- Records for this exercise:
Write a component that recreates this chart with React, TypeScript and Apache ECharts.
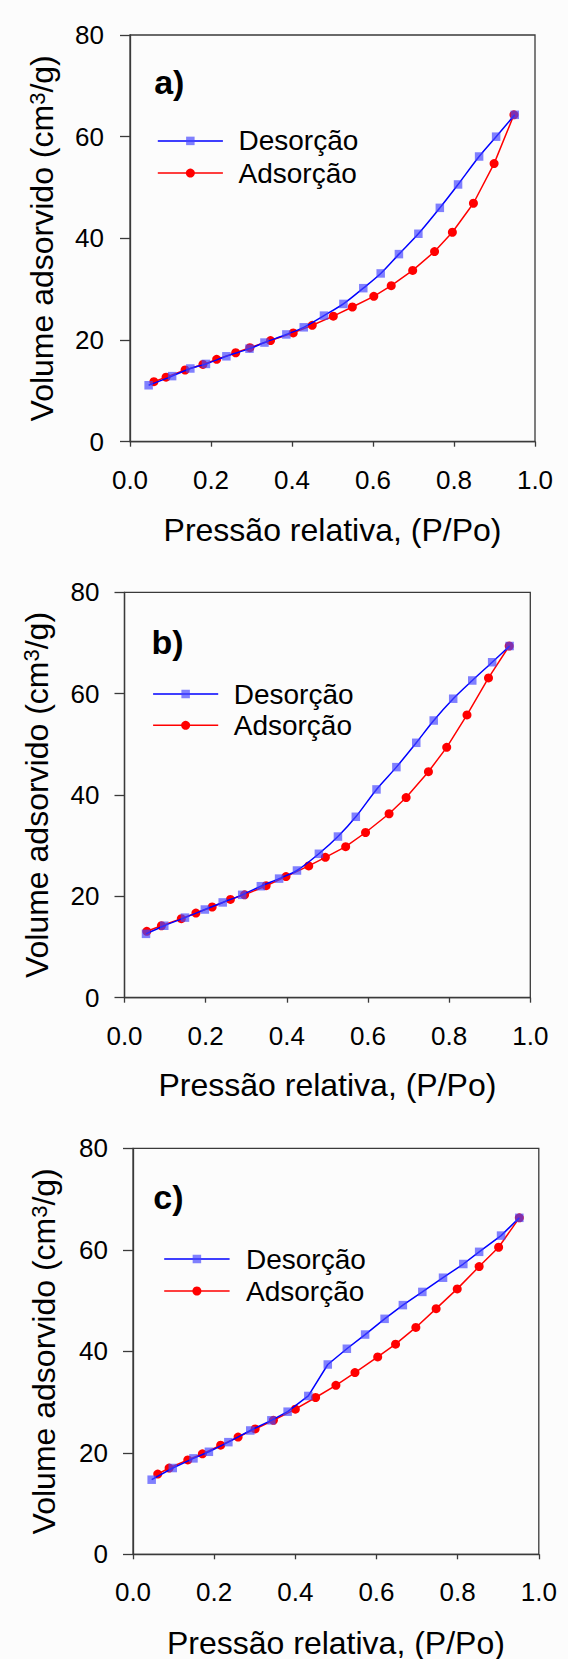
import React, { useEffect, useRef } from "react";
import * as echarts from "echarts";

// ---------- data ----------
const seriesNames = ["Desorção", "Adsorção"];
const panelLabels = ["a)", "b)", "c)"];
const xTitle = "Pressão relativa, (P/Po)";
const yTitleMain = "Volume adsorvido (cm";
const yTitleSup = "3";
const yTitleEnd = "/g)";
const xTickValues = [0, 0.2, 0.4, 0.6, 0.8, 1.0];
const yTickValues = [0, 20, 40, 60, 80];

const desorcaoA = [
  [0.046, 11.1], [0.104, 12.9], [0.149, 14.4], [0.1875, 15.3], [0.238, 16.8],
  [0.295, 18.3], [0.332, 19.5], [0.386, 21.1], [0.429, 22.5], [0.479, 24.8],
  [0.527, 27.1], [0.576, 30.2], [0.619, 33.1], [0.664, 36.9], [0.712, 40.9],
  [0.765, 46.0], [0.81, 50.6], [0.862, 56.1], [0.904, 60.0], [0.95, 64.3],
];
const adsorcaoA = [
  [0.059, 11.8], [0.089, 12.7], [0.136, 14.1], [0.18, 15.2], [0.214, 16.2],
  [0.261, 17.5], [0.296, 18.5], [0.347, 19.9], [0.403, 21.4], [0.45, 22.9],
  [0.502, 24.7], [0.549, 26.5], [0.602, 28.6], [0.645, 30.7], [0.698, 33.7],
  [0.752, 37.4], [0.796, 41.2], [0.848, 46.9], [0.899, 54.7], [0.948, 64.3],
];
const desorcaoB = [
  [0.053, 12.6], [0.098, 14.2], [0.149, 15.8], [0.198, 17.4], [0.242, 18.8],
  [0.29, 20.3], [0.336, 22.0], [0.381, 23.5], [0.425, 25.1], [0.479, 28.4],
  [0.526, 31.8], [0.57, 35.7], [0.621, 41.1], [0.67, 45.5], [0.719, 50.3],
  [0.762, 54.7], [0.81, 59.0], [0.857, 62.6], [0.906, 66.2], [0.949, 69.4],
];
const adsorcaoB = [
  [0.055, 13.1], [0.091, 14.2], [0.14, 15.6], [0.176, 16.7], [0.216, 17.9],
  [0.261, 19.4], [0.296, 20.3], [0.349, 22.1], [0.398, 23.9], [0.454, 26.0],
  [0.495, 27.7], [0.545, 29.8], [0.594, 32.6], [0.652, 36.3], [0.694, 39.5],
  [0.749, 44.6], [0.794, 49.4], [0.844, 55.8], [0.897, 63.1], [0.948, 69.4],
];
const desorcaoC = [
  [0.046, 14.7], [0.098, 17.0], [0.149, 18.9], [0.187, 20.2], [0.235, 22.1],
  [0.289, 24.4], [0.341, 26.4], [0.381, 28.1], [0.432, 31.2], [0.48, 37.4],
  [0.527, 40.5], [0.572, 43.3], [0.62, 46.4], [0.665, 49.1], [0.713, 51.7],
  [0.764, 54.5], [0.814, 57.2], [0.853, 59.6], [0.907, 62.8], [0.952, 66.3],
];
const adsorcaoC = [
  [0.061, 15.8], [0.089, 17.0], [0.135, 18.6], [0.171, 19.8], [0.216, 21.5],
  [0.259, 23.1], [0.301, 24.7], [0.346, 26.4], [0.4, 28.6], [0.45, 30.9],
  [0.5, 33.3], [0.547, 35.8], [0.603, 38.9], [0.647, 41.4], [0.697, 44.7],
  [0.747, 48.4], [0.799, 52.3], [0.853, 56.7], [0.901, 60.5], [0.952, 66.3],
];

const desorcao = [desorcaoA, desorcaoB, desorcaoC];
const adsorcao = [adsorcaoA, adsorcaoB, adsorcaoC];
const desorcaoSmooth = [0.3, 0.3, 0];

// ---------- layout ----------
const W = 568;
const H = 1659;
const FONT = "'Liberation Sans', Arial, sans-serif";
const AXIS_COLOR = "#3a3a3a";
const BLUE = "#0000ff";
const BLUE_MARK = "rgba(70,70,255,0.68)";
const RED = "#ff0000";

const panels = [
  { left: 130, top: 35, width: 405, height: 406.7, yMargin: 26,
    yTitleX: 42.3, xTitleY: 530,
    labelX: 154.2, labelY: 81.9,
    legX1: 157.8, legX2: 222.9, legY1: 140.9, legY2: 173.1, legTextX: 238.5 },
  { left: 124.5, top: 592.3, width: 405.8, height: 405.4, yMargin: 25,
    yTitleX: 36.7, xTitleY: 1085,
    labelX: 151.6, labelY: 642.2,
    legX1: 153.1, legX2: 218.2, legY1: 694, legY2: 725.3, legTextX: 233.7 },
  { left: 133, top: 1148.3, width: 405.8, height: 406, yMargin: 25,
    yTitleX: 44.3, xTitleY: 1642.5,
    labelX: 153.3, labelY: 1196.7,
    legX1: 164.2, legX2: 229.6, legY1: 1259, legY2: 1291, legTextX: 246 },
];

function buildOption() {
  const grid: any[] = [];
  const xAxis: any[] = [];
  const yAxis: any[] = [];
  const series: any[] = [];
  const graphic: any[] = [];

  panels.forEach((p, i) => {
    grid.push({
      left: p.left, top: p.top, width: p.width, height: p.height,
      containLabel: false, outerBoundsMode: "none",
      show: true, borderColor: AXIS_COLOR, borderWidth: 1.3, backgroundColor: "transparent",
    });
    xAxis.push({
      type: "value", gridIndex: i,
      min: xTickValues[0], max: xTickValues[xTickValues.length - 1],
      interval: xTickValues[1] - xTickValues[0],
      axisLine: { show: true, onZero: false, lineStyle: { color: AXIS_COLOR, width: 1.3 } },
      axisTick: { show: true, inside: false, length: 5, lineStyle: { color: AXIS_COLOR, width: 1.3 } },
      axisLabel: { margin: 25, fontSize: 26, fontFamily: FONT, color: "#000",
        formatter: (v: number) => v.toFixed(1) },
      splitLine: { show: false },
    });
    yAxis.push({
      type: "value", gridIndex: i,
      min: yTickValues[0], max: yTickValues[yTickValues.length - 1],
      interval: yTickValues[1] - yTickValues[0],
      axisLine: { show: true, onZero: false, lineStyle: { color: AXIS_COLOR, width: 1.3 } },
      axisTick: { show: true, inside: false, length: 10, lineStyle: { color: AXIS_COLOR, width: 1.3 } },
      axisLabel: { margin: p.yMargin, fontSize: 26, fontFamily: FONT, color: "#000" },
      splitLine: { show: false },
    });
    series.push({
      type: "line", name: seriesNames[1], xAxisIndex: i, yAxisIndex: i,
      data: adsorcao[i], symbol: "circle", symbolSize: 9,
      itemStyle: { color: RED },
      lineStyle: { color: RED, width: 1.5 },
      z: 2,
    });
    series.push({
      type: "line", name: seriesNames[0], xAxisIndex: i, yAxisIndex: i,
      data: desorcao[i], symbol: "rect", symbolSize: 8.5, smooth: desorcaoSmooth[i],
      itemStyle: { color: BLUE_MARK },
      lineStyle: { color: BLUE, width: 1.5 },
      z: 3,
    });

    // panel label
    graphic.push({
      type: "text", x: p.labelX, y: p.labelY,
      style: { text: panelLabels[i], fontSize: 34, fontWeight: "bold", fontFamily: FONT,
        fill: "#000", align: "left", verticalAlign: "middle" },
    });
    // legend
    const rows = [
      { y: p.legY1, color: BLUE, markColor: BLUE_MARK, shape: "rect", name: seriesNames[0] },
      { y: p.legY2, color: RED, markColor: RED, shape: "circle", name: seriesNames[1] },
    ];
    rows.forEach((r) => {
      graphic.push({
        type: "line",
        shape: { x1: p.legX1, y1: r.y, x2: p.legX2, y2: r.y },
        style: { stroke: r.color, lineWidth: 1.5 },
      });
      const cx = (p.legX1 + p.legX2) / 2;
      if (r.shape === "rect") {
        graphic.push({ type: "rect", shape: { x: cx - 4.25, y: r.y - 4.25, width: 8.5, height: 8.5 },
          style: { fill: r.markColor } });
      } else {
        graphic.push({ type: "circle", shape: { cx, cy: r.y, r: 4.5 }, style: { fill: r.markColor } });
      }
      graphic.push({
        type: "text", x: p.legTextX, y: r.y,
        style: { text: r.name, fontSize: 28, fontFamily: FONT, fill: "#000",
          align: "left", verticalAlign: "middle" },
      });
    });
    // x title
    graphic.push({
      type: "text", x: p.left + p.width / 2, y: p.xTitleY,
      style: { text: xTitle, fontSize: 32, fontFamily: FONT, fill: "#000",
        align: "center", verticalAlign: "middle" },
    });
    // y title (rotated, with superscript)
    graphic.push({
      type: "text", x: p.yTitleX, y: p.top + p.height / 2, rotation: Math.PI / 2,
      style: {
        text: `{m|${yTitleMain}}{s|${yTitleSup}}{m|${yTitleEnd}}`,
        fontFamily: FONT, fontSize: 32, fill: "#000",
        align: "center", verticalAlign: "middle",
        rich: {
          m: { fontSize: 32, fontFamily: FONT, fill: "#000", lineHeight: 32, verticalAlign: "bottom" },
          s: { fontSize: 22, fontFamily: FONT, fill: "#000", lineHeight: 6, verticalAlign: "top" },
        },
      },
    });
  });

  return {
    animation: false,
    backgroundColor: "#fcfcfc",
    grid, xAxis, yAxis, series, graphic,
  };
}

export default function App() {
  const ref = useRef<HTMLDivElement>(null);
  useEffect(() => {
    document.body.style.margin = "0";
    if (!ref.current) return;
    const chart = echarts.init(ref.current, null, { renderer: "svg", width: W, height: H });
    chart.setOption(buildOption());
    return () => chart.dispose();
  }, []);
  return <div ref={ref} style={{ width: W, height: H }} />;
}
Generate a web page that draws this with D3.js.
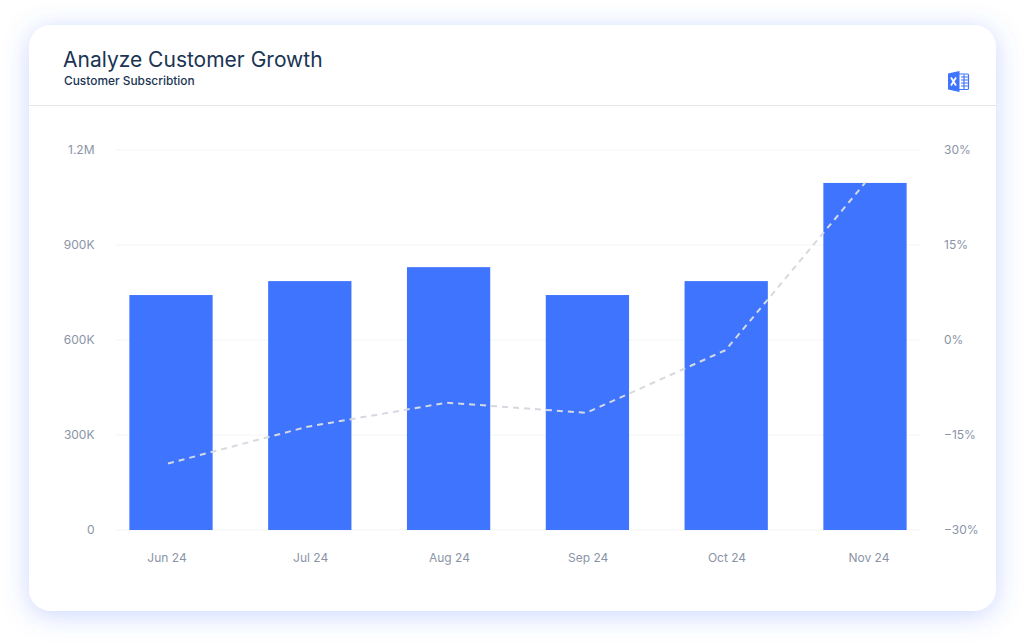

- Aim: Leave out the pictures, then repeat the listing above exactly from its first line to the line with "import * as", inclusive.

- Result of this exercise:
Write a component that recreates this chart with React, TypeScript and Apache ECharts.
import React, { useEffect, useRef } from "react";
import * as echarts from "echarts";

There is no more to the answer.